• _Available data_
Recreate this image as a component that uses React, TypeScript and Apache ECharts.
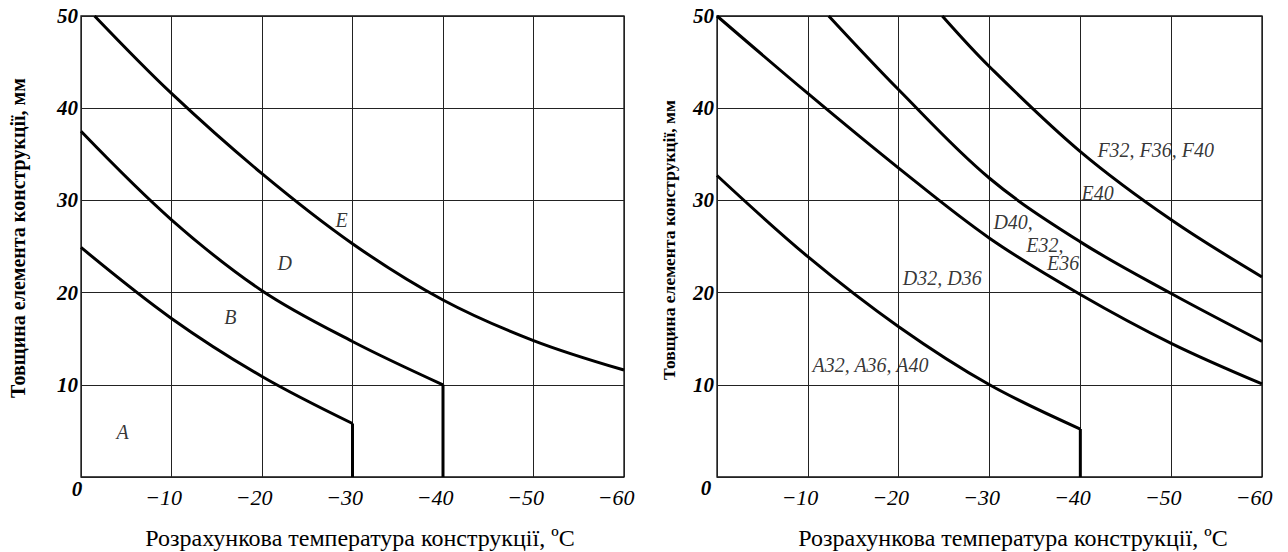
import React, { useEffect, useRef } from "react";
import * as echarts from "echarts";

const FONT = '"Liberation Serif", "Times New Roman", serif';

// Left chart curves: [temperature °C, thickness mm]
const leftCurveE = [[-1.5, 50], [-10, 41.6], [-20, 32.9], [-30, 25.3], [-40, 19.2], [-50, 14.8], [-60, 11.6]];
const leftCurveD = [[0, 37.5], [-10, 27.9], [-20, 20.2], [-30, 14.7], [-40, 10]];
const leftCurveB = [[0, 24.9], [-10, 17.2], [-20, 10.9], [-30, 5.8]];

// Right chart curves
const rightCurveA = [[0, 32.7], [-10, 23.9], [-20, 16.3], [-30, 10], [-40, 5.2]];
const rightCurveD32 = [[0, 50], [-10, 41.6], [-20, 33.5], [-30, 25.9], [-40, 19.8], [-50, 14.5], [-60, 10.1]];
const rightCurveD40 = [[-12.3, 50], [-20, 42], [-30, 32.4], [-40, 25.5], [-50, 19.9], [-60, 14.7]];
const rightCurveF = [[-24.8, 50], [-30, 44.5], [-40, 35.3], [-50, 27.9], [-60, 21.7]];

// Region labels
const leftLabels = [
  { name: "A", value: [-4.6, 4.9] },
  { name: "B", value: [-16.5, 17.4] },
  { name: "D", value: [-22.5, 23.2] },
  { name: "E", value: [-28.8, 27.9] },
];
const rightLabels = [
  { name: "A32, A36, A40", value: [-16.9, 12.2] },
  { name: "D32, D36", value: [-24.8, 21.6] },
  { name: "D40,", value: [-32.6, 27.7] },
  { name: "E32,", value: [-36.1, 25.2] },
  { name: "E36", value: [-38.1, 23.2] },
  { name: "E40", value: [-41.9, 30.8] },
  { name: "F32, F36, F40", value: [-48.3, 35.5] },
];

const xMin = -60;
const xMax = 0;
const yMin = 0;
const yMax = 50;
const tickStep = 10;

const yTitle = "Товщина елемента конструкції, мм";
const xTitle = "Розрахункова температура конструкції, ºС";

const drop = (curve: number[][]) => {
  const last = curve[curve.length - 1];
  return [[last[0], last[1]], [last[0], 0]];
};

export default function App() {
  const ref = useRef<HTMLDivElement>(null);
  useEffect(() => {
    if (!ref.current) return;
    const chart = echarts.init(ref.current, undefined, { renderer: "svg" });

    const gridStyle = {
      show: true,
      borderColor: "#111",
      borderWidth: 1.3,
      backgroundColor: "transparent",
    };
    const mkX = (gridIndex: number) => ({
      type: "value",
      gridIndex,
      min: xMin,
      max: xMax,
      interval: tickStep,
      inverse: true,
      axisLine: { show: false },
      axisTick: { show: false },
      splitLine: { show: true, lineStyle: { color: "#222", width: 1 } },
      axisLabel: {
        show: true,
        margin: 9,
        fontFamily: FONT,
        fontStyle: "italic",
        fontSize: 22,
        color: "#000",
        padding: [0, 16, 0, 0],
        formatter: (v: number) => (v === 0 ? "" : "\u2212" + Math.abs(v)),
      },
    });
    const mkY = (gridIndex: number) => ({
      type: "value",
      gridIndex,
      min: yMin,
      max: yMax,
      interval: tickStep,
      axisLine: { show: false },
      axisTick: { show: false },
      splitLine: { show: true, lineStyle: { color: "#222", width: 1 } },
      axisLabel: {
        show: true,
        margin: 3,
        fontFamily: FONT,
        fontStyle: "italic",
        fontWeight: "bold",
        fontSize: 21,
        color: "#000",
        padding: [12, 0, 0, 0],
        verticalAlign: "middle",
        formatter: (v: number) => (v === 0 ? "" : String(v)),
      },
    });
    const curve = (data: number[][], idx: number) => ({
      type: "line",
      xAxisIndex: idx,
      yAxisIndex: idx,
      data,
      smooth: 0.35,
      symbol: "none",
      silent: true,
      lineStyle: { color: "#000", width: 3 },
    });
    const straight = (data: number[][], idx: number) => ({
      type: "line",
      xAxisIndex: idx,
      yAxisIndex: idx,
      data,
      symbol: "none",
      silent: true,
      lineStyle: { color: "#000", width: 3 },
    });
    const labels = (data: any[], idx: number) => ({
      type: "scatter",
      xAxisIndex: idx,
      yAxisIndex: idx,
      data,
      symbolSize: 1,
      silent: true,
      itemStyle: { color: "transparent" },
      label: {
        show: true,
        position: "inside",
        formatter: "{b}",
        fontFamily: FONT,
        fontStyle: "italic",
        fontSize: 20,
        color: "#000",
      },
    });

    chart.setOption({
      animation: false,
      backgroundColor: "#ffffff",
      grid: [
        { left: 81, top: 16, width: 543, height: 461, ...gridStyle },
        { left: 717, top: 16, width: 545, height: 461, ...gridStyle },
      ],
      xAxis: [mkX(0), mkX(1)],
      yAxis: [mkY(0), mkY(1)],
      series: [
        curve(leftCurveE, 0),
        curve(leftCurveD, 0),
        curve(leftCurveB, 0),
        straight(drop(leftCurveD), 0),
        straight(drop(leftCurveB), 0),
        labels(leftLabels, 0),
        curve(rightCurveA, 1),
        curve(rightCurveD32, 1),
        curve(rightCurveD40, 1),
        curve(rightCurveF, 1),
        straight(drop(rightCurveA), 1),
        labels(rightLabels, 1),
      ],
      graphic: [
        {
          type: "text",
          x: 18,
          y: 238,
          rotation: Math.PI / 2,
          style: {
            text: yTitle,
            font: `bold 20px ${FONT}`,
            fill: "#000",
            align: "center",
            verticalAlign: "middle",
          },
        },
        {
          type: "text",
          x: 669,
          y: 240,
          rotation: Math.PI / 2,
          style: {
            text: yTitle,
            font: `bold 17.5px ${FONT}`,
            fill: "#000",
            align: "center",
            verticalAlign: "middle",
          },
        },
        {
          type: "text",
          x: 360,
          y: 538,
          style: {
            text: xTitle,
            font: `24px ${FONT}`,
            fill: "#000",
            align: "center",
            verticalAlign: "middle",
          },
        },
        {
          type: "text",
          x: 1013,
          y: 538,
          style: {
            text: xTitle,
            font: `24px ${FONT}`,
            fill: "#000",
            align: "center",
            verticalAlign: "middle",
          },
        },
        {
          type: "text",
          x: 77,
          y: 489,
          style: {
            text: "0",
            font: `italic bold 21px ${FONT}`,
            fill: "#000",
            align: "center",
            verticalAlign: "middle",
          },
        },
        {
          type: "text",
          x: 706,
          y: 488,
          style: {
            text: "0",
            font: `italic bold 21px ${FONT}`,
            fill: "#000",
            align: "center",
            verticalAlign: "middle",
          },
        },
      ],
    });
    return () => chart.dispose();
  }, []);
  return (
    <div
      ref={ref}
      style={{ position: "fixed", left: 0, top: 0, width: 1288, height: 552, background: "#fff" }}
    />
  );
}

• _Short task_
Return each line from the material above exactly, but not the pictures.

• _Solved exercise_
Recreate this image as a component that uses React, TypeScript and Apache ECharts.
import React, { useEffect, useRef } from "react";
import * as echarts from "echarts";

const FONT = '"Liberation Serif", "Times New Roman", serif';

// Left chart curves: [temperature °C, thickness mm]
const leftCurveE = [[-1.5, 50], [-10, 41.6], [-20, 32.9], [-30, 25.3], [-40, 19.2], [-50, 14.8], [-60, 11.6]];
const leftCurveD = [[0, 37.5], [-10, 27.9], [-20, 20.2], [-30, 14.7], [-40, 10]];
const leftCurveB = [[0, 24.9], [-10, 17.2], [-20, 10.9], [-30, 5.8]];

// Right chart curves
const rightCurveA = [[0, 32.7], [-10, 23.9], [-20, 16.3], [-30, 10], [-40, 5.2]];
const rightCurveD32 = [[0, 50], [-10, 41.6], [-20, 33.5], [-30, 25.9], [-40, 19.8], [-50, 14.5], [-60, 10.1]];
const rightCurveD40 = [[-12.3, 50], [-20, 42], [-30, 32.4], [-40, 25.5], [-50, 19.9], [-60, 14.7]];
const rightCurveF = [[-24.8, 50], [-30, 44.5], [-40, 35.3], [-50, 27.9], [-60, 21.7]];

// Region labels
const leftLabels = [
  { name: "A", value: [-4.6, 4.9] },
  { name: "B", value: [-16.5, 17.4] },
  { name: "D", value: [-22.5, 23.2] },
  { name: "E", value: [-28.8, 27.9] },
];
const rightLabels = [
  { name: "A32, A36, A40", value: [-16.9, 12.2] },
  { name: "D32, D36", value: [-24.8, 21.6] },
  { name: "D40,", value: [-32.6, 27.7] },
  { name: "E32,", value: [-36.1, 25.2] },
  { name: "E36", value: [-38.1, 23.2] },
  { name: "E40", value: [-41.9, 30.8] },
  { name: "F32, F36, F40", value: [-48.3, 35.5] },
];

const xMin = -60;
const xMax = 0;
const yMin = 0;
const yMax = 50;
const tickStep = 10;

const yTitle = "Товщина елемента конструкції, мм";
const xTitle = "Розрахункова температура конструкції, ºС";

const drop = (curve: number[][]) => {
  const last = curve[curve.length - 1];
  return [[last[0], last[1]], [last[0], 0]];
};

export default function App() {
  const ref = useRef<HTMLDivElement>(null);
  useEffect(() => {
    if (!ref.current) return;
    const chart = echarts.init(ref.current, undefined, { renderer: "svg" });

    const gridStyle = {
      show: true,
      borderColor: "#111",
      borderWidth: 1.3,
      backgroundColor: "transparent",
    };
    const mkX = (gridIndex: number) => ({
      type: "value",
      gridIndex,
      min: xMin,
      max: xMax,
      interval: tickStep,
      inverse: true,
      axisLine: { show: false },
      axisTick: { show: false },
      splitLine: { show: true, lineStyle: { color: "#222", width: 1 } },
      axisLabel: {
        show: true,
        margin: 9,
        fontFamily: FONT,
        fontStyle: "italic",
        fontSize: 22,
        color: "#000",
        padding: [0, 16, 0, 0],
        formatter: (v: number) => (v === 0 ? "" : "\u2212" + Math.abs(v)),
      },
    });
    const mkY = (gridIndex: number) => ({
      type: "value",
      gridIndex,
      min: yMin,
      max: yMax,
      interval: tickStep,
      axisLine: { show: false },
      axisTick: { show: false },
      splitLine: { show: true, lineStyle: { color: "#222", width: 1 } },
      axisLabel: {
        show: true,
        margin: 3,
        fontFamily: FONT,
        fontStyle: "italic",
        fontWeight: "bold",
        fontSize: 21,
        color: "#000",
        padding: [12, 0, 0, 0],
        verticalAlign: "middle",
        formatter: (v: number) => (v === 0 ? "" : String(v)),
      },
    });
    const curve = (data: number[][], idx: number) => ({
      type: "line",
      xAxisIndex: idx,
      yAxisIndex: idx,
      data,
      smooth: 0.35,
      symbol: "none",
      silent: true,
      lineStyle: { color: "#000", width: 3 },
    });
    const straight = (data: number[][], idx: number) => ({
      type: "line",
      xAxisIndex: idx,
      yAxisIndex: idx,
      data,
      symbol: "none",
      silent: true,
      lineStyle: { color: "#000", width: 3 },
    });
    const labels = (data: any[], idx: number) => ({
      type: "scatter",
      xAxisIndex: idx,
      yAxisIndex: idx,
      data,
      symbolSize: 1,
      silent: true,
      itemStyle: { color: "transparent" },
      label: {
        show: true,
        position: "inside",
        formatter: "{b}",
        fontFamily: FONT,
        fontStyle: "italic",
        fontSize: 20,
        color: "#000",
      },
    });

    chart.setOption({
      animation: false,
      backgroundColor: "#ffffff",
      grid: [
        { left: 81, top: 16, width: 543, height: 461, ...gridStyle },
        { left: 717, top: 16, width: 545, height: 461, ...gridStyle },
      ],
      xAxis: [mkX(0), mkX(1)],
      yAxis: [mkY(0), mkY(1)],
      series: [
        curve(leftCurveE, 0),
        curve(leftCurveD, 0),
        curve(leftCurveB, 0),
        straight(drop(leftCurveD), 0),
        straight(drop(leftCurveB), 0),
        labels(leftLabels, 0),
        curve(rightCurveA, 1),
        curve(rightCurveD32, 1),
        curve(rightCurveD40, 1),
        curve(rightCurveF, 1),
        straight(drop(rightCurveA), 1),
        labels(rightLabels, 1),
      ],
      graphic: [
        {
          type: "text",
          x: 18,
          y: 238,
          rotation: Math.PI / 2,
          style: {
            text: yTitle,
            font: `bold 20px ${FONT}`,
            fill: "#000",
            align: "center",
            verticalAlign: "middle",
          },
        },
        {
          type: "text",
          x: 669,
          y: 240,
          rotation: Math.PI / 2,
          style: {
            text: yTitle,
            font: `bold 17.5px ${FONT}`,
            fill: "#000",
            align: "center",
            verticalAlign: "middle",
          },
        },
        {
          type: "text",
          x: 360,
          y: 538,
          style: {
            text: xTitle,
            font: `24px ${FONT}`,
            fill: "#000",
            align: "center",
            verticalAlign: "middle",
          },
        },
        {
          type: "text",
          x: 1013,
          y: 538,
          style: {
            text: xTitle,
            font: `24px ${FONT}`,
            fill: "#000",
            align: "center",
            verticalAlign: "middle",
          },
        },
        {
          type: "text",
          x: 77,
          y: 489,
          style: {
            text: "0",
            font: `italic bold 21px ${FONT}`,
            fill: "#000",
            align: "center",
            verticalAlign: "middle",
          },
        },
        {
          type: "text",
          x: 706,
          y: 488,
          style: {
            text: "0",
            font: `italic bold 21px ${FONT}`,
            fill: "#000",
            align: "center",
            verticalAlign: "middle",
          },
        },
      ],
    });
    return () => chart.dispose();
  }, []);
  return (
    <div
      ref={ref}
      style={{ position: "fixed", left: 0, top: 0, width: 1288, height: 552, background: "#fff" }}
    />
  );
}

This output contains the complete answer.